My song ‘Across and A Cross’ chronicles the history of a piece of wood. As you can tell from the lyrics, the piece in question was cut from a tree in the spring of 1604 and eventually became part of a trading vessel. After many years at see, the ship is eventually destroyed in an historical event that came to be known as  ‘Robert Holmes’s Bonfire’. Weeks after I had written the song, I found out that 2016 marks the 350th anniversary of this event.

On the 19th of August, 1666, Rear-Admiral Robert Holmes of the British Navy burned down almost a Dutch merchant fleet of almost 140 ships. He also burnt down the town of West-Terschelling, causing an outrage that eventually led to the Raid on the Medway.

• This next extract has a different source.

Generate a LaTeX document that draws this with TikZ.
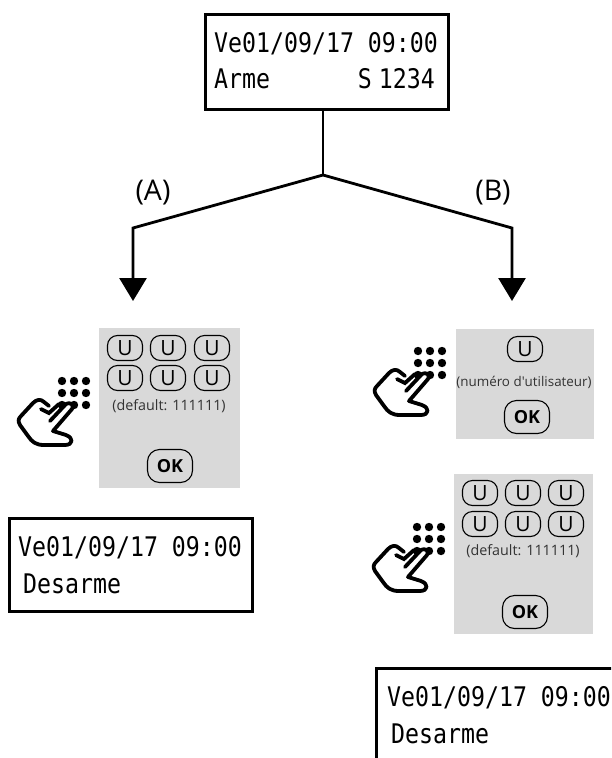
\documentclass[tikz,border=0pt]{standalone}
\usepackage{fontspec}
\setmainfont{Open Sans}
\newfontfamily\lcdfont[FakeStretch=0.86]{DejaVu Sans Mono}
\usetikzlibrary{arrows.meta}
\tikzset{
  every picture/.style={x=1pt, y=-1pt, >={Triangle[width=27pt,length=23pt]}},
  lcdbox/.style={draw, line width=3pt, anchor=north west, inner sep=0pt},
  lcdtext/.style={font={\lcdfont\fontsize{27}{27}\selectfont}, anchor=base west, inner sep=0pt},
  panel/.style={fill=black!15, anchor=north west, inner sep=0pt},
  keycap/.style={draw, rounded corners=10pt, line width=1.1pt, minimum width=35pt, minimum height=25pt,
    inner sep=0pt, font={\fontsize{21}{21}\selectfont}},
  okcap/.style={keycap, rounded corners=12pt, minimum width=45pt, minimum height=33pt,
    font={\bfseries\fontsize{18}{18}\selectfont}},
  hint/.style={inner sep=0pt, text=black!80, font={\fontsize{14.3}{14.3}\selectfont}},
  branch/.style={font={\fontsize{28.5}{28.5}\selectfont}, inner sep=0pt},
  wire/.style={line width=2.8pt},
  keypad/.pic={
    \foreach \px in {62,74,86}
      \foreach \py in {381,393,405}
        \fill (\px,\py) circle (4.2);
    \draw [line width=3.8pt, line cap=round, line join=round, fill=white]
      (50,421) -- (66,404) .. controls (70,401) and (75,406) .. (72,409)
      -- (53,431)
      -- (66,435) .. controls (74,438) and (73,445) .. (65,445)
      -- (44,445) .. controls (36,445) and (32,442) .. (28,436)
      -- (20,425) .. controls (18,421) and (18,419) .. (21,416)
      -- (33,403) .. controls (37,399) and (41,399) .. (44,402)
      -- (49,406);
    \draw [line width=3.8pt, line cap=round] (41,409) -- (49,413) -- (59,404);
  }
}
\begin{document}
\begin{tikzpicture}
  \useasboundingbox (0,0) rectangle (611,758);
  \clip (0,0) rectangle (611,758);
  % top display
  \node [lcdbox, minimum width=243pt, minimum height=95pt] (lcdtop) at (204,13) {};
  \node [lcdtext] (lcdtopa) at (214,52) {Ve01/09/17 09:00};
  \node [lcdtext] (lcdtopb) at (214,88) {Arme};
  \node [lcdtext, anchor=base east] (lcdtopc) at (435,88) {S\hspace{-7pt} 1234};

  % branches
  \coordinate (fork) at (323,175);
  \coordinate (elbowa) at (133,228);
  \coordinate (elbowb) at (512,228);
  \coordinate (tipa) at (133,301);
  \coordinate (tipb) at (512,301);
  \draw [wire] (lcdtop.south -| fork) -- (fork);
  \draw [wire, ->] (fork) -- (elbowa) -- (tipa);
  \draw [wire, ->] (fork) -- (elbowb) -- (tipb);
  \node [branch] (labela) at (153,193) {(A)};
  \node [branch] (labelb) at (493,193) {(B)};

  % path A
  \node [panel, minimum width=141pt, minimum height=160pt] (panela) at (99,328) {};
  \foreach \n/\kx/\ky in {a/125/348, b/168/348, c/212/348, d/125/378, e/168/378, f/212/378}
    \node [keycap] (keya\n) at (\kx,\ky) {U};
  \node [hint] (hinta) at (169,406) {(default: 111111)};
  \node [okcap] (oka) at (170,466) {OK};
  \pic at (0,0) {keypad};
  \node [lcdbox, minimum width=243pt, minimum height=93pt] (lcda) at (8,517) {};
  \node [lcdtext] (lcdaa) at (18,556) {Ve01/09/17 09:00};
  \node [lcdtext] (lcdab) at (23,593) {Desarme};

  % path B
  \node [panel, minimum width=138pt, minimum height=110pt] (panelb) at (456,329) {};
  \node [keycap] (keyb) at (525,349) {U};
  \node [hint, font={\fontsize{13.4}{13.4}\selectfont}] (hintb) at (524,382) {(numéro d\textquotesingle utilisateur)};
  \node [okcap] (okb) at (527,417) {OK};
  \pic at (356,-30) {keypad};
  \node [panel, minimum width=139pt, minimum height=160pt] (panelc) at (454,474) {};
  \foreach \n/\kx/\ky in {a/480/493, b/523/493, c/566/493, d/480/524, e/523/524, f/566/524}
    \node [keycap] (keyc\n) at (\kx,\ky) {U};
  \node [hint] (hintc) at (523,551) {(default: 111111)};
  \node [okcap] (okc) at (525,612) {OK};
  \pic at (355,146) {keypad};
  \node [lcdbox, minimum width=260pt, minimum height=120pt] (lcdb) at (375,667) {};
  \node [lcdtext] (lcdba) at (387,706) {Ve01/09/17 09:00};
  \node [lcdtext] (lcdbb) at (391,743) {Desarme};
\end{tikzpicture}
\end{document}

I’m not going to give you a history lesson here, you can just visit wikipedia if you want to know more.

I’ve created a video for the song. I was born and raised in the Zaanstreek, one of the first industrialized areas in the world. In the 17th century, hundreds of windmills lined the river Zaan and a lot of them provided lumber for the shipyards, bolstering the numbers of the fledgling but booming Dutch Republic’s merchant fleet and armada. The mill where you see us perform the song in the opening of the video is a replica of one of those sawmills.  The slab of wood shown later on is really from the 17th century and was part of one of the floorboards of my house, a typical ‘Zaans Huisje’ that was built back when they recycled timber from decommissioned ships.

I let my imagination wander far and wide when I wrote this song, but it’s not as fictional as you might think.